DO THIS> Reproduce the records below in full and word for word, excluding pictures.

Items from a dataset
+---+
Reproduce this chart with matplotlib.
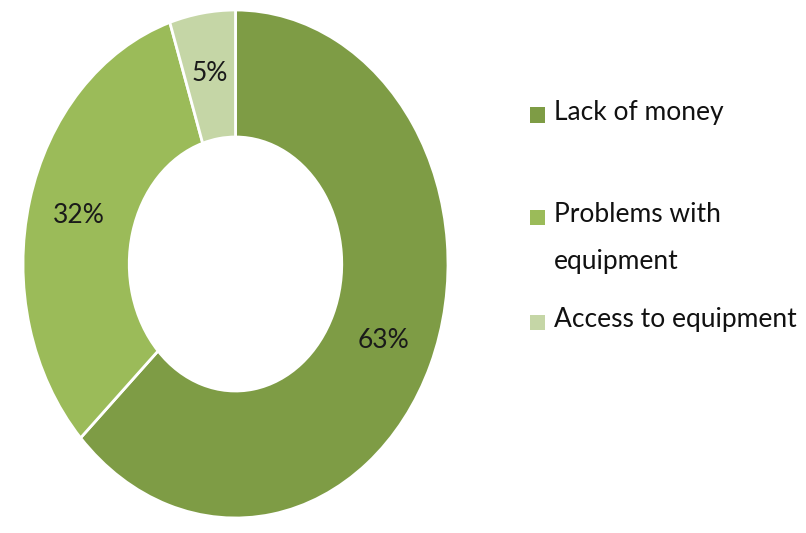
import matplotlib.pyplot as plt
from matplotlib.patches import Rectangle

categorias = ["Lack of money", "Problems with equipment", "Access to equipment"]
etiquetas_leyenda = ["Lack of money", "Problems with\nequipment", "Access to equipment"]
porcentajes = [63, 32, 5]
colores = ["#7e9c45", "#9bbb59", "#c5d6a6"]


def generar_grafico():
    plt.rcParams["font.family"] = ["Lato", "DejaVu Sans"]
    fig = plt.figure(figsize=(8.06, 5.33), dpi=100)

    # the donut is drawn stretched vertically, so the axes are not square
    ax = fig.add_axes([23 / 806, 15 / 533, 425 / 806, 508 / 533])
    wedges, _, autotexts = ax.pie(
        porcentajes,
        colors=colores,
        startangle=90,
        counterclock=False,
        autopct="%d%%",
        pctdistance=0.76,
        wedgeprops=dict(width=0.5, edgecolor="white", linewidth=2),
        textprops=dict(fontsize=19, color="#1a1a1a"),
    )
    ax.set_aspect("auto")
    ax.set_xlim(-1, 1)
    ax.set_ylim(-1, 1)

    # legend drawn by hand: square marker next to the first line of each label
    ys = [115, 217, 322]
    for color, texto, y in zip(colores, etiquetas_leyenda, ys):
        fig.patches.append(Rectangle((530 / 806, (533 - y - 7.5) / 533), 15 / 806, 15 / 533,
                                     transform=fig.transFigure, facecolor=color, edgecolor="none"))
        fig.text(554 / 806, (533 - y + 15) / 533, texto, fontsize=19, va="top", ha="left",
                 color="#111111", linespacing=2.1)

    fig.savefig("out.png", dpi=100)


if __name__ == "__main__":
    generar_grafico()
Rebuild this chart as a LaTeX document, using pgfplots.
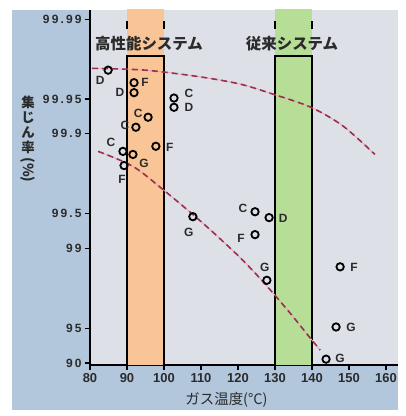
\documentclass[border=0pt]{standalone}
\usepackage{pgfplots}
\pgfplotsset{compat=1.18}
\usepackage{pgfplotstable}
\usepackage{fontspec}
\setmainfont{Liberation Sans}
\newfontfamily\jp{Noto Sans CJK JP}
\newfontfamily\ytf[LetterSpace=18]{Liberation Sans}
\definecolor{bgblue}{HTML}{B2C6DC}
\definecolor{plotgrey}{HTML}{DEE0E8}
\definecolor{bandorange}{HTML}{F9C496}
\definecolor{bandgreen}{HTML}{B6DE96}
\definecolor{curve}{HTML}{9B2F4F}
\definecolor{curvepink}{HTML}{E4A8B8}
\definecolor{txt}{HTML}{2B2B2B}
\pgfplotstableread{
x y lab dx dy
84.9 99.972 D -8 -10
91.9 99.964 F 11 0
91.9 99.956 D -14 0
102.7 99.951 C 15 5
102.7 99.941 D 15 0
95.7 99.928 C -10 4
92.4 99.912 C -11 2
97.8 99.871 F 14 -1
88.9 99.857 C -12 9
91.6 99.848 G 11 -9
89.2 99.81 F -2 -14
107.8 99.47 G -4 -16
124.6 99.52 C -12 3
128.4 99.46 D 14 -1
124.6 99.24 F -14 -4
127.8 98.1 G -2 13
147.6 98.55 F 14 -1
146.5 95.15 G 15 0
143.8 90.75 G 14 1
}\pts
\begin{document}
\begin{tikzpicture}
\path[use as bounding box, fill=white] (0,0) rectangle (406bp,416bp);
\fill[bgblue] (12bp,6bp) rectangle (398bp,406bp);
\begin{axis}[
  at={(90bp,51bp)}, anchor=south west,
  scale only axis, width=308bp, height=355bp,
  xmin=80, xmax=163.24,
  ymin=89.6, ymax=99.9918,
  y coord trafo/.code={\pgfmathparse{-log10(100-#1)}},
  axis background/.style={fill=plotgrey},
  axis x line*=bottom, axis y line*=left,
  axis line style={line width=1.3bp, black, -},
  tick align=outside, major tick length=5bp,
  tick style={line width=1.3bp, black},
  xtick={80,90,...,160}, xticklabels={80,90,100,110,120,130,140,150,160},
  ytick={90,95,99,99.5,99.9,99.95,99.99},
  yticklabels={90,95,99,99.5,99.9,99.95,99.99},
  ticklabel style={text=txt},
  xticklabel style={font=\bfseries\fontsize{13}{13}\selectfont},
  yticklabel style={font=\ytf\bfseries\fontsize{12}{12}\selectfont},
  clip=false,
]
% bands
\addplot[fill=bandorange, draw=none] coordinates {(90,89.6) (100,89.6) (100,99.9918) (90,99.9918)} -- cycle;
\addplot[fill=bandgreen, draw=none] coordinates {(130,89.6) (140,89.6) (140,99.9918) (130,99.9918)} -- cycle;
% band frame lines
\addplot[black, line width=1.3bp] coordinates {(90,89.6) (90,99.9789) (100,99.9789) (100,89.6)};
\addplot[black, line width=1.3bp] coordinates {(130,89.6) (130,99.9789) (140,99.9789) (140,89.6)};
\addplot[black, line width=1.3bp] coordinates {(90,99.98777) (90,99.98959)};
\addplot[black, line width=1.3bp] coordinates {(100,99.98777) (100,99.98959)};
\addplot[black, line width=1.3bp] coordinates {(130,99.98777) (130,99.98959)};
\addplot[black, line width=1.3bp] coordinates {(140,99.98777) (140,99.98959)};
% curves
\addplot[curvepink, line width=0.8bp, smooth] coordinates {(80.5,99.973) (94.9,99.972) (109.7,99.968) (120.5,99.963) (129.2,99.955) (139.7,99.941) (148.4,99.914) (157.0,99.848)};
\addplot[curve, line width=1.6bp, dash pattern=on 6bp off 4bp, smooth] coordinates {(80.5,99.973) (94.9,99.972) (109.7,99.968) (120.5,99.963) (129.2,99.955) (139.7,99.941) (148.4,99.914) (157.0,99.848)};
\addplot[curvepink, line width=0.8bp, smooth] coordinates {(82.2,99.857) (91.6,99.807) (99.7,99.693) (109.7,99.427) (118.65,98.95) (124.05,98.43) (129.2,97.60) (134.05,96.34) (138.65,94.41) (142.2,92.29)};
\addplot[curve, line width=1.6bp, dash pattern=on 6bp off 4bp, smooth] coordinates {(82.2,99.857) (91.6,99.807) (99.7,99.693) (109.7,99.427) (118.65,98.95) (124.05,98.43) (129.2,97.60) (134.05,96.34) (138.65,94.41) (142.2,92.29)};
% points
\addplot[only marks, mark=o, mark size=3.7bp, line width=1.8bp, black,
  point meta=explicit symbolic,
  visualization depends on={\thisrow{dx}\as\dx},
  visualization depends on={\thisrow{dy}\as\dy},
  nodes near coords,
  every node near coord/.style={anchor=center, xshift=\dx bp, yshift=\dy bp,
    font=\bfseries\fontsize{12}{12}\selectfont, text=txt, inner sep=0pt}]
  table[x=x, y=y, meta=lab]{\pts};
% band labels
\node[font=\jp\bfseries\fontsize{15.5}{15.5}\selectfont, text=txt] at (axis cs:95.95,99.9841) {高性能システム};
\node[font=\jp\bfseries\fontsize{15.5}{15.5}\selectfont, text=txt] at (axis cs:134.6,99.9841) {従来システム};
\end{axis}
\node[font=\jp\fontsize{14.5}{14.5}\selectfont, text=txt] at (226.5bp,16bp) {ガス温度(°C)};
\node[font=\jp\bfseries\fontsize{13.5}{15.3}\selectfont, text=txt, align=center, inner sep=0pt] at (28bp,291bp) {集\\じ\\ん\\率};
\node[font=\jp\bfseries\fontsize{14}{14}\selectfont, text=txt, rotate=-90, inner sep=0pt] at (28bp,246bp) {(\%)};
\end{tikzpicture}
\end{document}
+---+
ANSWER TO THIS TASK>
Reproduce this chart with matplotlib.
import matplotlib.pyplot as plt
from matplotlib.patches import Rectangle

categorias = ["Lack of money", "Problems with equipment", "Access to equipment"]
etiquetas_leyenda = ["Lack of money", "Problems with\nequipment", "Access to equipment"]
porcentajes = [63, 32, 5]
colores = ["#7e9c45", "#9bbb59", "#c5d6a6"]


def generar_grafico():
    plt.rcParams["font.family"] = ["Lato", "DejaVu Sans"]
    fig = plt.figure(figsize=(8.06, 5.33), dpi=100)

    # the donut is drawn stretched vertically, so the axes are not square
    ax = fig.add_axes([23 / 806, 15 / 533, 425 / 806, 508 / 533])
    wedges, _, autotexts = ax.pie(
        porcentajes,
        colors=colores,
        startangle=90,
        counterclock=False,
        autopct="%d%%",
        pctdistance=0.76,
        wedgeprops=dict(width=0.5, edgecolor="white", linewidth=2),
        textprops=dict(fontsize=19, color="#1a1a1a"),
    )
    ax.set_aspect("auto")
    ax.set_xlim(-1, 1)
    ax.set_ylim(-1, 1)

    # legend drawn by hand: square marker next to the first line of each label
    ys = [115, 217, 322]
    for color, texto, y in zip(colores, etiquetas_leyenda, ys):
        fig.patches.append(Rectangle((530 / 806, (533 - y - 7.5) / 533), 15 / 806, 15 / 533,
                                     transform=fig.transFigure, facecolor=color, edgecolor="none"))
        fig.text(554 / 806, (533 - y + 15) / 533, texto, fontsize=19, va="top", ha="left",
                 color="#111111", linespacing=2.1)

    fig.savefig("out.png", dpi=100)


if __name__ == "__main__":
    generar_grafico()
Rebuild this chart as a LaTeX document, using pgfplots.
\documentclass[border=0pt]{standalone}
\usepackage{pgfplots}
\pgfplotsset{compat=1.18}
\usepackage{pgfplotstable}
\usepackage{fontspec}
\setmainfont{Liberation Sans}
\newfontfamily\jp{Noto Sans CJK JP}
\newfontfamily\ytf[LetterSpace=18]{Liberation Sans}
\definecolor{bgblue}{HTML}{B2C6DC}
\definecolor{plotgrey}{HTML}{DEE0E8}
\definecolor{bandorange}{HTML}{F9C496}
\definecolor{bandgreen}{HTML}{B6DE96}
\definecolor{curve}{HTML}{9B2F4F}
\definecolor{curvepink}{HTML}{E4A8B8}
\definecolor{txt}{HTML}{2B2B2B}
\pgfplotstableread{
x y lab dx dy
84.9 99.972 D -8 -10
91.9 99.964 F 11 0
91.9 99.956 D -14 0
102.7 99.951 C 15 5
102.7 99.941 D 15 0
95.7 99.928 C -10 4
92.4 99.912 C -11 2
97.8 99.871 F 14 -1
88.9 99.857 C -12 9
91.6 99.848 G 11 -9
89.2 99.81 F -2 -14
107.8 99.47 G -4 -16
124.6 99.52 C -12 3
128.4 99.46 D 14 -1
124.6 99.24 F -14 -4
127.8 98.1 G -2 13
147.6 98.55 F 14 -1
146.5 95.15 G 15 0
143.8 90.75 G 14 1
}\pts
\begin{document}
\begin{tikzpicture}
\path[use as bounding box, fill=white] (0,0) rectangle (406bp,416bp);
\fill[bgblue] (12bp,6bp) rectangle (398bp,406bp);
\begin{axis}[
  at={(90bp,51bp)}, anchor=south west,
  scale only axis, width=308bp, height=355bp,
  xmin=80, xmax=163.24,
  ymin=89.6, ymax=99.9918,
  y coord trafo/.code={\pgfmathparse{-log10(100-#1)}},
  axis background/.style={fill=plotgrey},
  axis x line*=bottom, axis y line*=left,
  axis line style={line width=1.3bp, black, -},
  tick align=outside, major tick length=5bp,
  tick style={line width=1.3bp, black},
  xtick={80,90,...,160}, xticklabels={80,90,100,110,120,130,140,150,160},
  ytick={90,95,99,99.5,99.9,99.95,99.99},
  yticklabels={90,95,99,99.5,99.9,99.95,99.99},
  ticklabel style={text=txt},
  xticklabel style={font=\bfseries\fontsize{13}{13}\selectfont},
  yticklabel style={font=\ytf\bfseries\fontsize{12}{12}\selectfont},
  clip=false,
]
% bands
\addplot[fill=bandorange, draw=none] coordinates {(90,89.6) (100,89.6) (100,99.9918) (90,99.9918)} -- cycle;
\addplot[fill=bandgreen, draw=none] coordinates {(130,89.6) (140,89.6) (140,99.9918) (130,99.9918)} -- cycle;
% band frame lines
\addplot[black, line width=1.3bp] coordinates {(90,89.6) (90,99.9789) (100,99.9789) (100,89.6)};
\addplot[black, line width=1.3bp] coordinates {(130,89.6) (130,99.9789) (140,99.9789) (140,89.6)};
\addplot[black, line width=1.3bp] coordinates {(90,99.98777) (90,99.98959)};
\addplot[black, line width=1.3bp] coordinates {(100,99.98777) (100,99.98959)};
\addplot[black, line width=1.3bp] coordinates {(130,99.98777) (130,99.98959)};
\addplot[black, line width=1.3bp] coordinates {(140,99.98777) (140,99.98959)};
% curves
\addplot[curvepink, line width=0.8bp, smooth] coordinates {(80.5,99.973) (94.9,99.972) (109.7,99.968) (120.5,99.963) (129.2,99.955) (139.7,99.941) (148.4,99.914) (157.0,99.848)};
\addplot[curve, line width=1.6bp, dash pattern=on 6bp off 4bp, smooth] coordinates {(80.5,99.973) (94.9,99.972) (109.7,99.968) (120.5,99.963) (129.2,99.955) (139.7,99.941) (148.4,99.914) (157.0,99.848)};
\addplot[curvepink, line width=0.8bp, smooth] coordinates {(82.2,99.857) (91.6,99.807) (99.7,99.693) (109.7,99.427) (118.65,98.95) (124.05,98.43) (129.2,97.60) (134.05,96.34) (138.65,94.41) (142.2,92.29)};
\addplot[curve, line width=1.6bp, dash pattern=on 6bp off 4bp, smooth] coordinates {(82.2,99.857) (91.6,99.807) (99.7,99.693) (109.7,99.427) (118.65,98.95) (124.05,98.43) (129.2,97.60) (134.05,96.34) (138.65,94.41) (142.2,92.29)};
% points
\addplot[only marks, mark=o, mark size=3.7bp, line width=1.8bp, black,
  point meta=explicit symbolic,
  visualization depends on={\thisrow{dx}\as\dx},
  visualization depends on={\thisrow{dy}\as\dy},
  nodes near coords,
  every node near coord/.style={anchor=center, xshift=\dx bp, yshift=\dy bp,
    font=\bfseries\fontsize{12}{12}\selectfont, text=txt, inner sep=0pt}]
  table[x=x, y=y, meta=lab]{\pts};
% band labels
\node[font=\jp\bfseries\fontsize{15.5}{15.5}\selectfont, text=txt] at (axis cs:95.95,99.9841) {高性能システム};
\node[font=\jp\bfseries\fontsize{15.5}{15.5}\selectfont, text=txt] at (axis cs:134.6,99.9841) {従来システム};
\end{axis}
\node[font=\jp\fontsize{14.5}{14.5}\selectfont, text=txt] at (226.5bp,16bp) {ガス温度(°C)};
\node[font=\jp\bfseries\fontsize{13.5}{15.3}\selectfont, text=txt, align=center, inner sep=0pt] at (28bp,291bp) {集\\じ\\ん\\率};
\node[font=\jp\bfseries\fontsize{14}{14}\selectfont, text=txt, rotate=-90, inner sep=0pt] at (28bp,246bp) {(\%)};
\end{tikzpicture}
\end{document}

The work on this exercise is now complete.